“Archimedes Operating System – A User’s Guide”

The incredible pagetable.com continues to erupt historical joy with the conversion of “Archimedes Operating System – A User’s Guide” to PDF. This 320 page PDF of the book, originally published in 1991 “gives you a real insight into the micro’s inner workings. The book is applicable to any model of Archimedes whether running the Arthur or RISC OS Operating Systems.”

The Acorn Archimedes computer was the starting point of one cornerstones of modern computing today – The ARM chip. The “Acorn RISC Machine” chip was designed for this new British computing platform which was popular in schools, replacing earlier BBC Micro computers (The Archimedes included a BBC Basic interpreter and BBC Micro emulator).

Many British people my age have fond memories of the Archimedes computer, sporting RISC OS (and Arthur OS before that) it provided many innovations, including a task bar (long before Windows had one), a three-button mouse that allowed you to select things without changing focus and powerful 32-bit processing. My first experience of video/audio multimedia was on a RISC OS machine.
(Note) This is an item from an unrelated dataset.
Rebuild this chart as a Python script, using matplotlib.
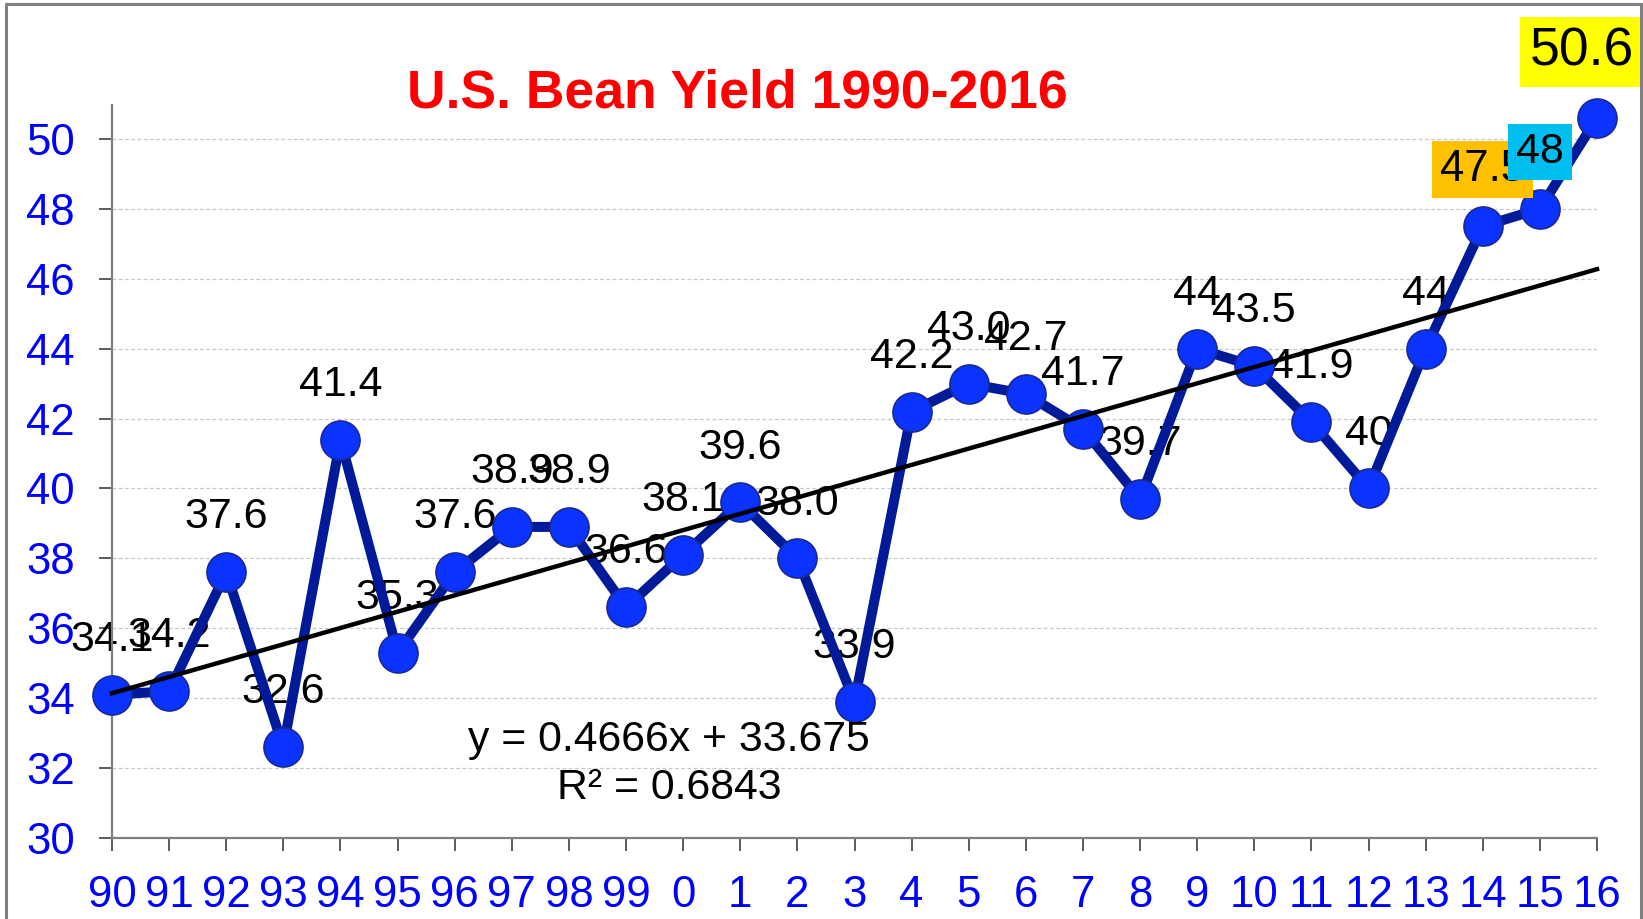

RISC OS, like just about every competing operating system at the time, blew Windows 3.1 out of the water. The Acorn Archimedes and RISC OS platform hung on in Britain for some while, but was ultimately beat out by the PC clones becoming increasingly common in businesses, and therefore schools being moved to the same equipment.

Had the Archimedes platform hung on for just a couple years more, it could have been a key player in Internet access as it was installed into schools between 1993 and 1996. The school I was in switched to 50 Windows 95 PCs for Internet access.

The book, like most handbooks of the time, spares nobody in going into technical specifics. The ARM chip is described along with it’s machine code instruction set. The file system and DOS is explained and then a guide on how to write software “modules” that add to the ROM-based OS and then full blown WIMP applications.

As a primer to commanding the machine, this book stands up there along with “The Commodore 64 Programmer’s Reference Guide” for completeness and practicalness.